Pear going public via SPAC: Take a bite out of that
The recent announcement that Pear Therapeutics will go public via SPAC is more than just another in a flurry of digital health exits. Valued at approximately $1.6B, the deal will result in a merger between Pear Therapeutics Inc. and Thimble Point Acquisition Corp. (THMA) to form Pear Holdings Corp. (PEAR) (love that ticker!). There’s a lot to unpack here, from what this means for SPACs’ impact on the digital health market to the opportunities for the soon-to-be public Pear’s trajectory.
What does this deal mean in the context of the digital health SPAC boom?
As we’ve written before, there is a potential supply-demand mismatch between SPAC sponsors and possible targets in digital health. This deal indicates that the mismatch may be growing.
Thimble Point’s announced area of focus was “high-growth software and technology-enabled companies that are disrupting large and established industries,” and digital health fits the bill. However, Thimble Point was not publicly focused on healthcare or digital health in its search for a SPAC target. As more non-healthcare-focused sponsors close deals with highly capitalized digital health companies like Pear, the SPACs still in a race to acquire in digital health face a shrinking pool of targets.
In regards to the company itself, Pear Therapeutics has long been a marquee organization in the world of digital health. From coining the term “prescription digital therapeutic” (PDT) to being the first to receive FDA clearance for a PDT with reSET®, Pear has been a pioneer.
What will going public—and the influx of funds that come with it—mean for this category-creator?
We’re keeping our eyes on the end-to-end platform Pear has built for bringing PDTs to market. This infusion of capital gives Pear the means to make an infrastructure play in the PDT segment—or even in digital therapeutics, more broadly. Their platform provides the technology backbone to support discovery, development, and commercialization of PDTs—even solving for the complexity of dispensing prescribed software. Corey McCann, M.D., Ph.D. President and CEO of Pear, indicated the company “is at a commercial inflection point, with potential for rapid expansion.” We see two different paths the company could take to achieve this rapid expansion.

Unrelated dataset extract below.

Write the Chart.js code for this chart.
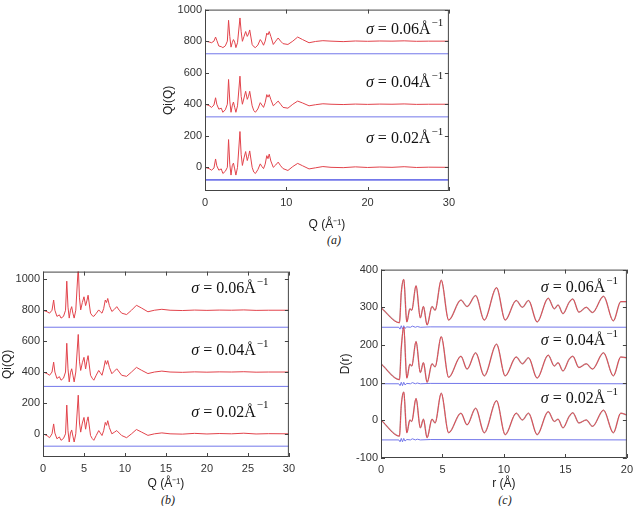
<!DOCTYPE html>
<html>
<head>
<meta charset="utf-8">
<script src="https://cdn.jsdelivr.net/npm/chart.js@4.4.0/dist/chart.umd.min.js"></script>
<style>
  body { margin: 0; background: #fff; width: 640px; height: 506px; position: relative; overflow: hidden; }
  .box { position: absolute; }
  .cap { position: absolute; font: italic 12px "Liberation Serif", serif; color: #222; transform: translate(-50%, -50%); }
</style>
</head>
<body>
<div class="box" style="left:161px;top:0px;width:299px;height:232px"><canvas id="chartA"></canvas></div>
<div class="box" style="left:0px;top:262px;width:300px;height:229px"><canvas id="chartB"></canvas></div>
<div class="box" style="left:338px;top:260px;width:300px;height:231px"><canvas id="chartC"></canvas></div>
<div class="cap" style="left:334px;top:240px">(a)</div>
<div class="cap" style="left:168px;top:500px">(b)</div>
<div class="cap" style="left:505px;top:500px">(c)</div>
<script>
// sigma labels
const sigmas = ['0.06', '0.04', '0.02'];

// Q grid shared by panels (a) and (b)
const qGrid = [0, 0.5, 0.8, 1.1, 1.3, 1.45, 1.7, 2.0, 2.2, 2.5,
  2.75, 2.9, 3.05, 3.2, 3.35, 3.5, 3.65, 3.8, 4.0, 4.3,
  4.45, 4.6, 4.8, 5.0, 5.2, 5.35, 5.5, 5.8, 6.0, 6.2,
  6.5, 6.8, 7.0, 7.2, 7.4, 7.6, 7.75, 7.9, 8.1, 8.4,
  8.7, 9.0, 9.3, 9.6, 10.2, 10.8, 11.4, 12.0, 12.8, 13.6,
  14.5, 15.5, 17, 18.5, 20, 21.5, 23, 24.5, 26, 27.5, 30];

// panel (a): Qi(Q), offset curves
const a06 = [800, 795, 790, 800, 826, 805, 769, 765, 759, 770,
  800, 932, 830, 762, 790, 810, 795, 759, 790, 947,
  860, 799, 830, 861, 830, 845, 871, 779, 765, 759,
  775, 810, 795, 774, 800, 851, 840, 861, 830, 779,
  800, 820, 800, 784, 779, 800, 826, 810, 790, 798,
  803, 800, 797, 801, 799, 801, 800, 802, 799, 800, 800];
const a04 = [400, 392, 380, 395, 441, 400, 369, 375, 349, 365,
  400, 557, 420, 349, 390, 414, 380, 349, 390, 578,
  450, 400, 440, 482, 431, 450, 482, 390, 360, 349,
  370, 410, 395, 380, 410, 461, 445, 461, 430, 390,
  405, 420, 400, 380, 375, 400, 420, 408, 390, 397,
  403, 400, 398, 401, 399, 401, 400, 402, 399, 400, 400];
const a02 = [0, -8, -18, -5, 53, 10, -18, -10, -39, -25,
  0, 176, 20, -49, 10, 27, -10, -49, 0, 227,
  80, 12, 60, 100, 43, 70, 104, 0, -30, -39,
  -15, 22, 5, -8, 20, 74, 55, 84, 40, 0,
  15, 33, 10, -8, -20, 5, 25, 10, -10, -3,
  5, 0, -2, 3, -1, 2, 0, 4, -1, 1, 0];
const aBlue = [720, 320, -80];

// panel (b)
const b06 = [800, 790, 781, 800, 866, 800, 760, 770, 749, 760,
  800, 988, 820, 749, 800, 823, 780, 749, 800, 1080,
  880, 802, 850, 887, 830, 860, 897, 781, 765, 760,
  780, 802, 790, 781, 810, 866, 850, 876, 830, 792,
  805, 823, 800, 781, 772, 800, 832, 815, 790, 800,
  806, 800, 798, 801, 799, 801, 800, 802, 799, 800, 800];
const b04 = [400, 390, 379, 400, 464, 400, 358, 370, 347, 360,
  400, 586, 420, 336, 395, 421, 380, 336, 400, 643,
  470, 410, 460, 495, 420, 470, 506, 379, 360, 347,
  380, 410, 395, 379, 420, 474, 450, 474, 430, 389,
  405, 421, 400, 379, 372, 400, 430, 412, 390, 400,
  406, 400, 398, 401, 399, 401, 400, 402, 399, 400, 400];
const b02 = [0, -12, -25, 0, 64, 5, -32, -20, -42, -30,
  0, 186, 20, -53, 5, 25, -15, -53, 0, 250,
  70, 11, 70, 106, 30, 80, 110, -11, -30, -42,
  -10, 21, 5, -11, 20, 74, 55, 85, 40, 0,
  10, 21, 5, -11, -25, 0, 28, 12, -10, 0,
  6, 0, -2, 3, -1, 2, 0, 4, -1, 1, 0];
const bBlue = [690, 307, -80];

// panel (c): D(r)
const rGrid = [0, 1.5, 1.65, 1.85, 2.1, 2.35, 2.5, 2.85, 3.2, 3.45, 3.75, 4.15, 4.4, 4.9, 5.5, 6.5, 7.0, 7.7, 8.4, 9.4,
  10.1, 11.0, 11.5, 12.0, 12.7, 13.6, 14.1, 14.4, 14.8, 15.3, 15.6, 16.1, 16.7, 17.2, 18.1, 18.9, 19.5, 20];
const c06 = [299, 259, 339, 374, 261, 296, 292, 357, 272, 302, 253, 302, 292, 372, 266, 319, 302, 331, 266, 352,
  266, 318, 300, 318, 261, 324, 296, 306, 283, 313, 322, 287, 300, 286, 329, 264, 315, 315];
const c04 = [150, 108, 192, 247, 112, 149, 144, 209, 127, 153, 101, 150, 142, 222, 114, 170, 136, 179, 118, 202,
  118, 168, 150, 166, 112, 173, 144, 153, 131, 162, 170, 140, 150, 136, 179, 118, 168, 166];
const c02 = [1, -42, 40, 75, -33, 1, -3, 58, -20, 3, -46, 3, -7, 72, -33, 19, -12, 32, -33, 52,
  -38, 19, 1, 19, -38, 23, -3, 3, -20, 10, 20, -7, 1, -16, 27, -33, 19, 14];
const rBlue = [0, 1.45, 1.55, 1.65, 1.75, 1.85, 1.95, 2.1, 2.4, 2.55, 2.8, 2.95, 3.2, 4, 20];
const c06Blue = [247, 247, 242, 251, 242, 251, 244, 248, 247, 250, 247, 249, 247, 248, 247];
const c04Blue = [97, 97, 92, 101, 92, 101, 94, 98, 97, 100, 97, 99, 97, 98, 97];
const c02Blue = [-52, -52, -57, -48, -57, -48, -55, -51, -52, -49, -52, -50, -52, -51, -52];

// tick values
const qTicksA = [0, 10, 20, 30];
const qTicksB = [0, 5, 10, 15, 20, 25, 30];
const qiTicks = [0, 200, 400, 600, 800, 1000];
const rTicks = [0, 5, 10, 15, 20];
const dTicks = [-100, 0, 100, 200, 300, 400];

// label anchor points (data units)
const labA = { x: 19.8, y: [871, 534, 178] };
const labB = { x: 18.1, y: [938, 537, 138] };
const labC = { x: 13.0, y: [351, 210, 57] };

const RED = '#e2434b';
const BLUE = '#7377ea';

const pts = (xs, ys) => xs.map((x, i) => ({ x: x, y: ys[i] }));

const framePlugin = {
  id: 'frame',
  afterDraw(chart) {
    const { ctx, chartArea: a, scales: { x, y } } = chart;
    ctx.save();
    ctx.strokeStyle = '#444';
    ctx.lineWidth = 1;
    ctx.strokeRect(a.left + 0.5, a.top + 0.5, a.right - a.left - 1, a.bottom - a.top - 1);
    ctx.beginPath();
    x.ticks.forEach(t => {
      const p = Math.round(x.getPixelForValue(t.value)) + 0.5;
      ctx.moveTo(p, a.bottom); ctx.lineTo(p, a.bottom - 4);
      ctx.moveTo(p, a.top); ctx.lineTo(p, a.top + 4);
    });
    y.ticks.forEach(t => {
      const p = Math.round(y.getPixelForValue(t.value)) + 0.5;
      ctx.moveTo(a.left, p); ctx.lineTo(a.left + 4, p);
      ctx.moveTo(a.right, p); ctx.lineTo(a.right - 4, p);
    });
    ctx.stroke();

    // sigma labels
    const lab = chart.options.plugins.sigmaLabels;
    const px = x.getPixelForValue(lab.x);
    ctx.fillStyle = '#111';
    ctx.textBaseline = 'middle';
    lab.y.forEach((v, i) => {
      const py = y.getPixelForValue(v);
      let cx = px;
      ctx.font = 'italic 16px "Liberation Serif", serif';
      ctx.fillText('σ', cx, py);
      cx += ctx.measureText('σ').width;
      ctx.font = '16px "Liberation Serif", serif';
      const s = ' = ' + sigmas[i] + 'Å';
      ctx.fillText(s, cx, py);
      cx += ctx.measureText(s).width + 1;
      ctx.font = '11px "Liberation Serif", serif';
      ctx.fillText('−1', cx, py - 7);
    });
    ctx.restore();
  }
};

function makeChart(id, o) {
  const datasets = [];
  o.red.forEach(ys => {
    datasets.push({ data: pts(o.xs, ys), borderColor: o.redColor || RED, borderWidth: 1, order: 1,
      tension: 0, cubicInterpolationMode: o.smooth ? 'monotone' : 'default' });
    if (o.under) {
      datasets.push({ data: pts(o.xs, ys), borderColor: 'rgba(40,20,20,0.3)', borderWidth: 1.5, order: 3,
        cubicInterpolationMode: 'monotone' });
    }
  });
  o.blue.forEach((ys, i) => {
    datasets.push({ data: pts(o.blueX, ys), borderColor: BLUE, borderWidth: o.blueW ? o.blueW[i] : 1, order: 2,
      tension: 0 });
  });
  const tickFont = { family: '"Liberation Sans", Arial, sans-serif', size: 11 };
  const titleFont = { family: '"Liberation Sans", Arial, sans-serif', size: 12 };
  return new Chart(document.getElementById(id), {
    type: 'line',
    data: { datasets: datasets },
    options: {
      responsive: true,
      maintainAspectRatio: false,
      animation: false,
      layout: { padding: { top: o.padTop, right: o.padRight, left: 0, bottom: 0 } },
      elements: { point: { radius: 0 } },
      plugins: { legend: { display: false }, tooltip: { enabled: false }, sigmaLabels: o.labels },
      scales: {
        x: {
          type: 'linear', min: o.xMin, max: o.xMax,
          grid: { display: false, drawTicks: false }, border: { display: false },
          afterBuildTicks: s => { s.ticks = o.xTicks.map(v => ({ value: v })); },
          afterFit: s => { s.height = o.xH; },
          ticks: { padding: 5, color: '#333', font: tickFont, maxRotation: 0, callback: v => String(v) },
          title: { display: true, text: o.xTitle, padding: 0, color: '#222', font: titleFont }
        },
        y: {
          type: 'linear', min: o.yMin, max: o.yMax,
          grid: { display: false, drawTicks: false }, border: { display: false },
          afterBuildTicks: s => { s.ticks = o.yTicks.map(v => ({ value: v })); },
          afterFit: s => { s.width = o.yW; },
          ticks: { padding: 3, color: '#333', font: tickFont, callback: v => String(v) },
          title: { display: true, text: o.yTitle, padding: 0, color: '#222', font: titleFont }
        }
      }
    },
    plugins: [framePlugin]
  });
}

makeChart('chartA', {
  xs: qGrid, red: [a06, a04, a02],
  blueX: [0, 30], blue: aBlue.map(v => [v, v]), blueW: [1, 1, 1.8],
  xMin: 0, xMax: 30, yMin: -150, yMax: 1000, xTicks: qTicksA, yTicks: qiTicks,
  xTitle: 'Q (Å⁻¹)', yTitle: 'Qi(Q)', xH: 41, yW: 44, padTop: 4, padRight: 6, labels: labA
});

makeChart('chartB', {
  xs: qGrid, red: [b06, b04, b02],
  blueX: [0, 30], blue: bBlue.map(v => [v, v]),
  xMin: 0, xMax: 30, yMin: -150, yMax: 1050, xTicks: qTicksB, yTicks: qiTicks,
  xTitle: 'Q (Å⁻¹)', yTitle: 'Qi(Q)', xH: 34, yW: 43, padTop: 5, padRight: 8, labels: labB
});

makeChart('chartC', {
  xs: rGrid, red: [c06, c04, c02], redColor: '#de4650', under: true, smooth: true,
  blueX: rBlue, blue: [c06Blue, c04Blue, c02Blue],
  xMin: 0, xMax: 20, yMin: -100, yMax: 400, xTicks: rTicks, yTicks: dTicks,
  xTitle: 'r (Å)', yTitle: 'D(r)', xH: 33, yW: 43, padTop: 5, padRight: 7, labels: labC
});
</script>
</body>
</html>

Option one: use the new capital to expand into other therapeutic areas via a string of acquisitions, getting in on the platform wars. They could use their hallmark commercialization strategy to create a PDT platform. Notably, this wouldn’t be too far removed from Pear’s strategy to date, which has included licensing technology from academia, productizing, and commercializing it.
Option two: convert their current assets into the next-gen platform for PDT development, following another trend of supporting marketwide growth by providing critical digital health infrastructure. This could be enhanced by technology that Pear has recently licensed from other digital health startups such as Empatica, etectRx, KeyWise AI, and Winterlight Labs to serve as (in their words) “platform enhancements.”
For now Pear appears to be well positioned for either path. We’re curious to see how it plays out—and to get a glimpse under the hood of Pear’s unique business model—once the public market spotlight is turned in their direction.